Step Four: Wait for the "overshoot"

The overshoot is when the next closest encounter will be further away than your current encounter, and should be on the opposite side of you as it currently is. Think of it as one car having passed another. It will look like this.

Now, we slowly burn either prograde or retrograde to make the orbits match up until the closest approach distance cannot decrease any more. Ideally, this should get you within ~10km of the target, but closer is better.

It should look like this, now.

Step Five: Short approach.

Now, you're on your final approach. A good guideline for this is that for each Km you are away, it should take you a minute to reach your closest approach. I.e. if you're 10km away, you want to start 10 minutes out. For 2km away, start 2 minutes out.

This step takes some getting used to. Burn up, down, prograde, retrograde, radially inward, and radially outward as needed to decrease the distance. Start with just a little burn, then you can increase throttle. Do this step slowly, as overshooting will cost you as much as undershooting. If your closest approach distance increases, burn in the opposite direction. Try to get as close as possible. If you can get within 1km, you're doing good.

It should look like this, now.

Step six: Final approach.

Don't time warp yet, you should have just finished doing your short approach and quicksaved (you are saving, right???). Switch out of map view, and press "V" to cycle your camera around into "Chase Camera." Align the camera so it's behind your craft, as the next few steps are going to happen very quickly. While you're at it, make sure you toggle F4 to show the distance to the target craft (yellow text). Change your velocity to display "target" velocity, and align along your antivector.

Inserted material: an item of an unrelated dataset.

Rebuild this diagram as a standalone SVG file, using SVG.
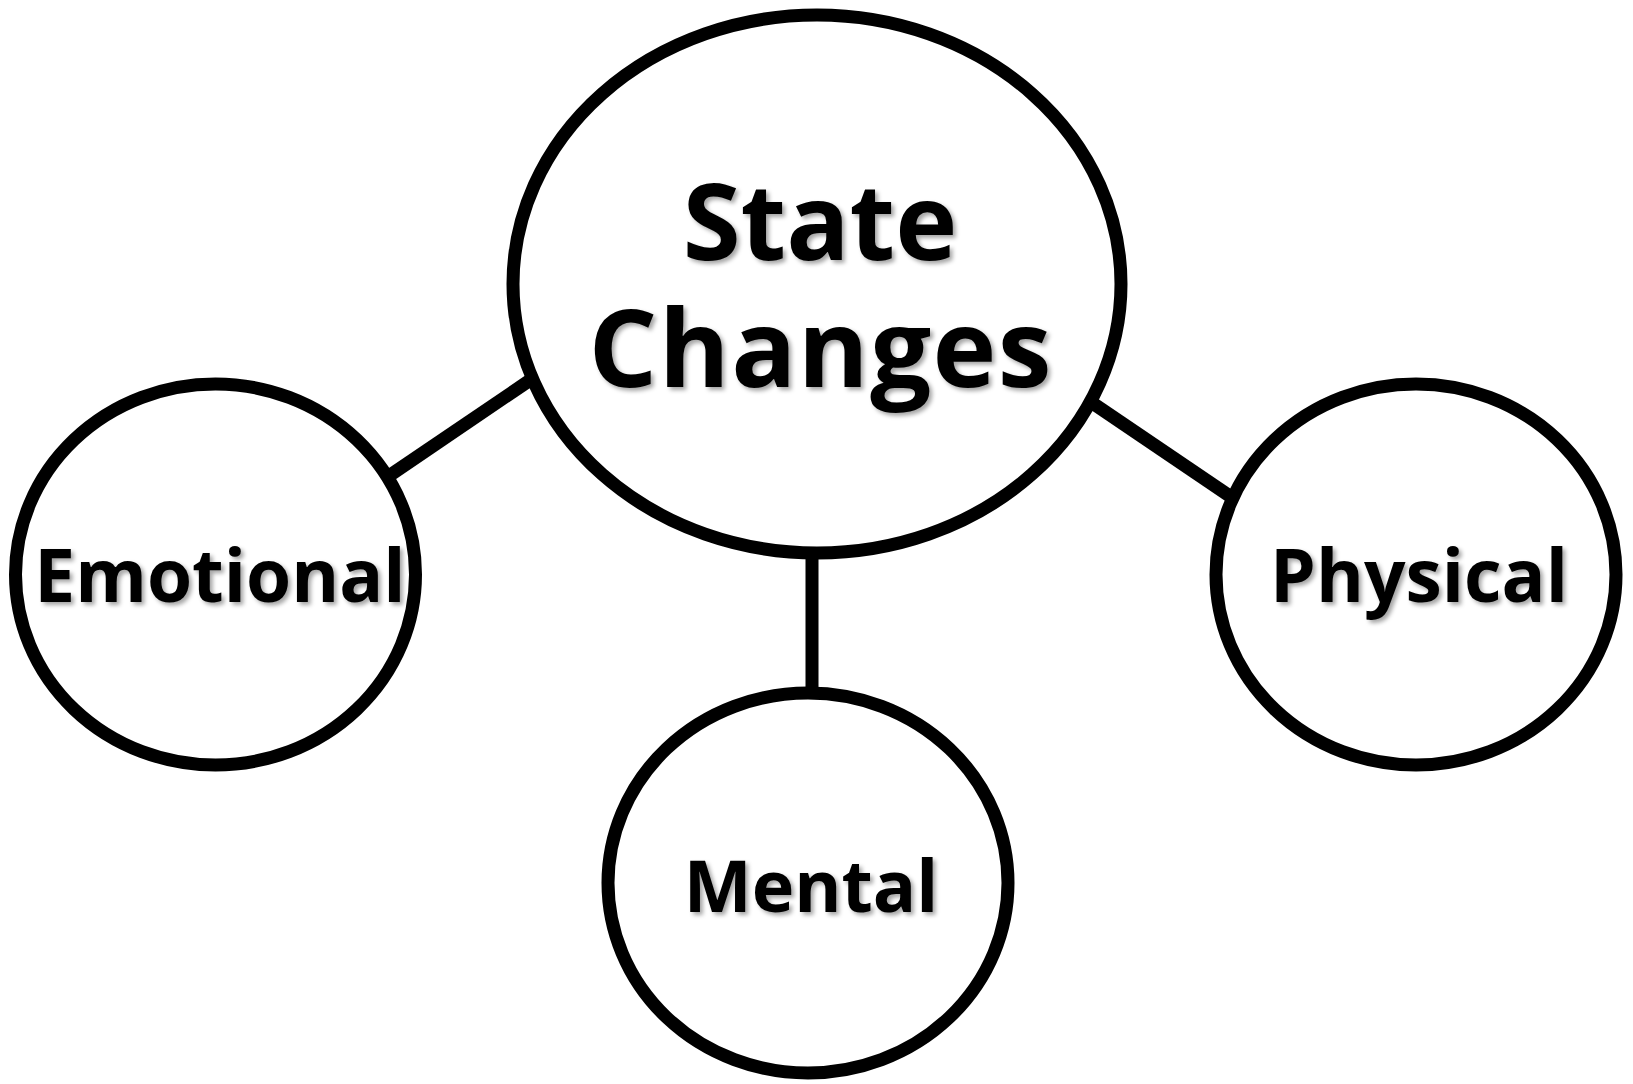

Time warp until about 20~30 seconds before your closest approach, and then burn off all your relative velocity. Your target velocity should be less than 2m/s.

Point your craft towards your target, and switch to docking mode controls. Adjust your velocity so it is pointing towards the target marker on your navball. A good target speed curve to follow is to make your speed 1/100th of your distance. I.e. if you are 1km out, approach at 10m/s.

You should look something like this:

Step seven: Coming in to dock.

Now, you're slowly approaching. When you get close enough, you can right click on the docking port and select the specific one you want to dock with. It should look something like this:

Maneuver so you are in front of the docking port, and then cancel off all your relative velocity. Orient yourself so you are in the same orientation as the docking port, and then slowly come in for your final approach!

Final notes:

When your docking ports actually touch, slower is better, and the more aligned they are, the better. Toggle off RCS and SAS as soon as they start to "pull" inwards. If the craft starts to wobble, toggle SAS to help stablize the craft. Eventually the camera should "snap" to show the newly docked craft.

Congratulations! You've done it! As you improve in your docking ability, you'll be able to increase your payload sizes and you'll be able to blend these steps together so you'll be able to just "swoop" in. Congratulations, and happy flying!